Dua Koalisi Melawan DaeshPeta konflik di Suriah antara koalisi AS, ISIS dan pro-Rusia. (Daily Mirror) ●
Seminggu setelah Rusia meluncurkan serangan udara terhadap ISIS di Suriah, harapan untuk koalisi yang lebih luas dalam memerangi militan ISIS yang merebut sejumlah besar wilayah Suriah menguap. Harapan bahwa musuh bersama, yang merepresentasikan tantangan peradaban, dapat mendekatkan kembali Rusia dan Barat, ternyata prematur.
Di luar kritik tajam Barat terhadap serangan Rusia, yang menuduh Rusia menyerang oposisi Suriah bukannya ISIS, militer Rusia bersikeras bahwa serangan tersebut terbukti efektif sejauh ini.
Menghadapi langkah Rusia yang cukup tegas, Presiden AS Barack Obama mengumumkan rencana strategis untuk meluncurkan serangan umum secara de facto ke ibu kota ISIS, kota Raqqa di timur laut Suriah. Operasi tersebut akan melibatkan 20 ribu tentara Kurdi dan sekitar lima ribu pemberontak yang merepresentasikan oposisi Suriah, didukung oleh AU Amerika.
Inisiatif Obama untuk meluncurkan serangan pada ISIS di Suriah, yang tak dilakukan selama lebih dari setahun sejak kehadiran koalisi yang dipimpin AS, hanya memperburuk hubungan Moskow dan Obama terkait strategi memerangi ISIS. Ada kecurigaan di kalangan pengamat Rusia bahwa rencana tersebut tak lain hendak menunjukan kompetensi AS untuk ‘menyelesaikan hal yang tak tertangani oleh Rusia’.

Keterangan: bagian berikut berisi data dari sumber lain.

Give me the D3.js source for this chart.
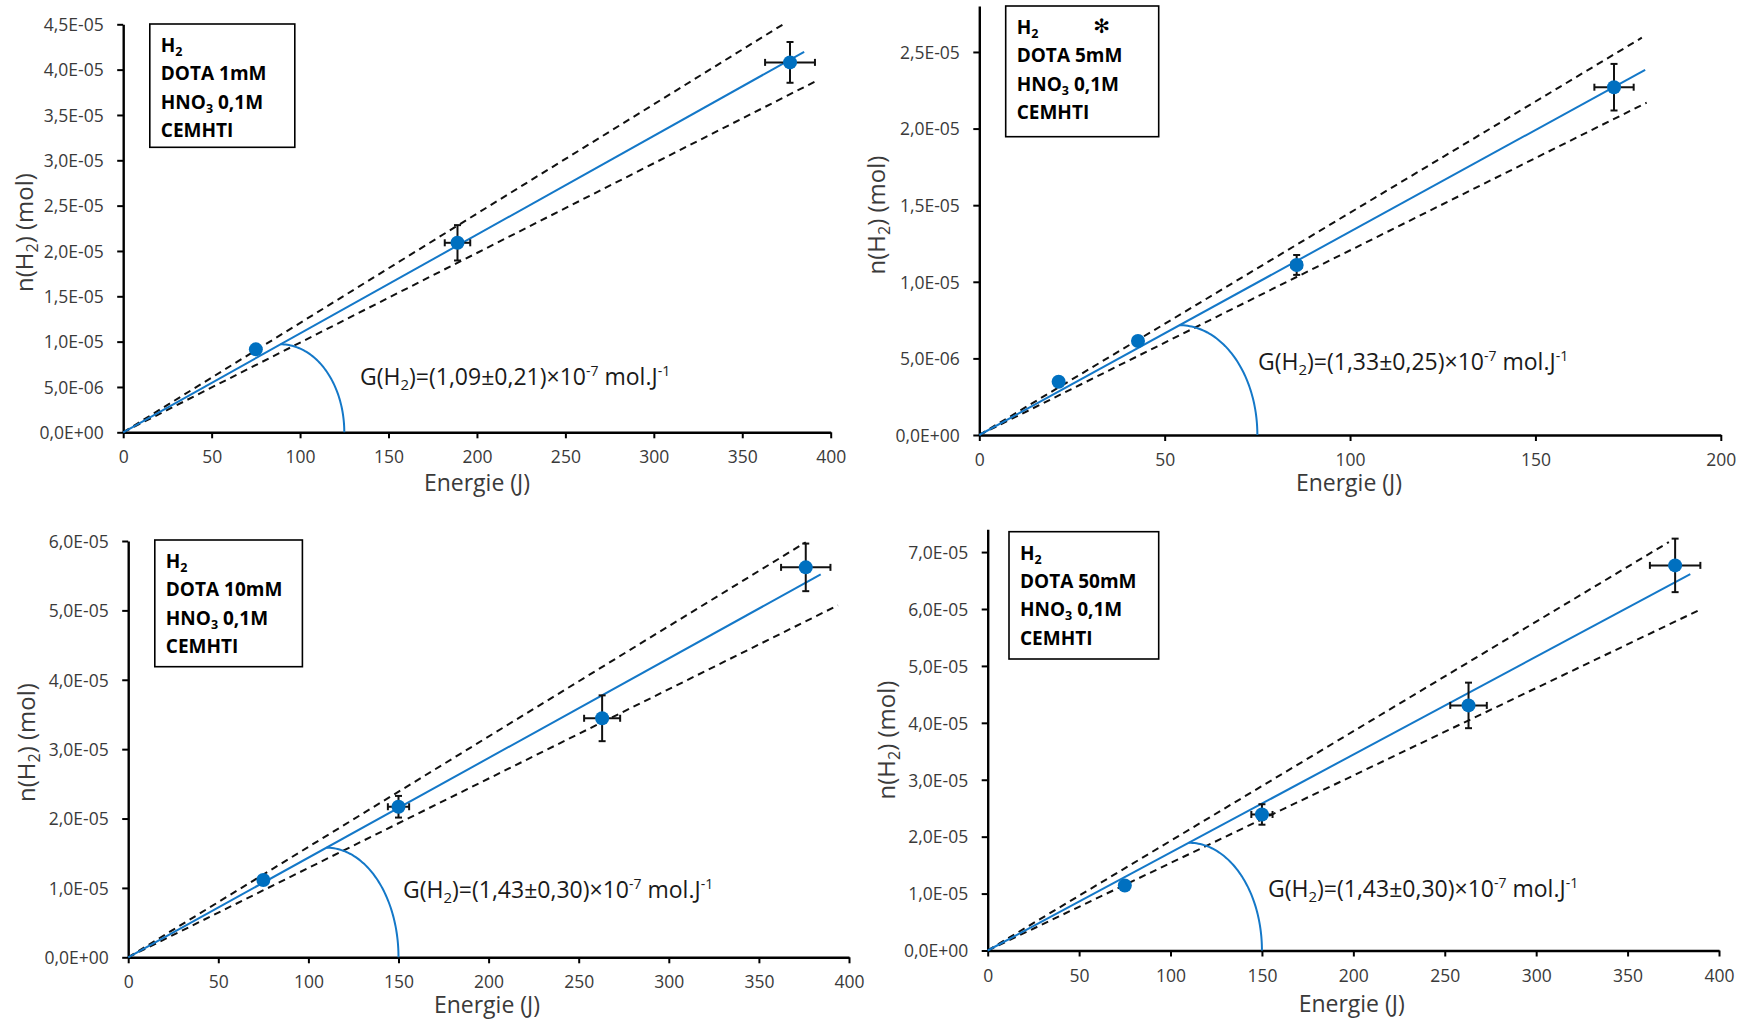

Sementara, koalisi anti-ISIS yang mulai terbentuk antara Russia, Iran, dan Irak serata Damaskus menggunakan caranya sendiri untuk bersatu sebagai sebuah pasukan anti-ISIS. Koalisi baru ini membentuk pusat koordinasi di Baghdad untuk melakukan pengintaian dan analisis, dan unit tersebut akan mulai beroperasi dalam beberapa minggu mendatang.
Pendatang baru di koalisi anti-ISIS kedua, yang dipimpin oleh Moskow, yakni Irak, membuat komitmen tegas. Dilihat sebagai negara klien setelah lebih dari satu dekade kehadiran militer Amerika di negara tersebut sejak jatuhnya diktator Saddam Hussein, Irak berjanji akan lebih aktif memerangi ISIS dan menyediakan data intelijen untuk Iran, Suriah, dan Rusia.
Sementara, reaksi internasional atas aksi militer Rusia berkisar dari penolakan penuh (Arab Saudi dan Turki) hingga potensi kerja sama (Prancis), dan keacuhan (Uni Emirat Arab).
Secara tak terduga, Emirat menyambut keterlibatan Rusia, menyebutkan bahwa mereka tak keberatan akan hal itu. Pejabat senior di Abu Dhabi, seperti dikutip oleh harian Prancis Le Figaro, menyatakan bahwa jika Rusia mampu melemahkan ISIS dan kelompok radikal al-Nusra, hal itu akan dianggap sebagai hal positif oleh UEA. Selain itu, negara tersebut juga tak peduli bahkan jika Rusia membuat Assad tetap bertahan. “Kami tak bermasalah bekerja sama dengan Rusia,” kata pejabat yang tak mau disebutkan namanya. “Tapi tidak dengan Iran.”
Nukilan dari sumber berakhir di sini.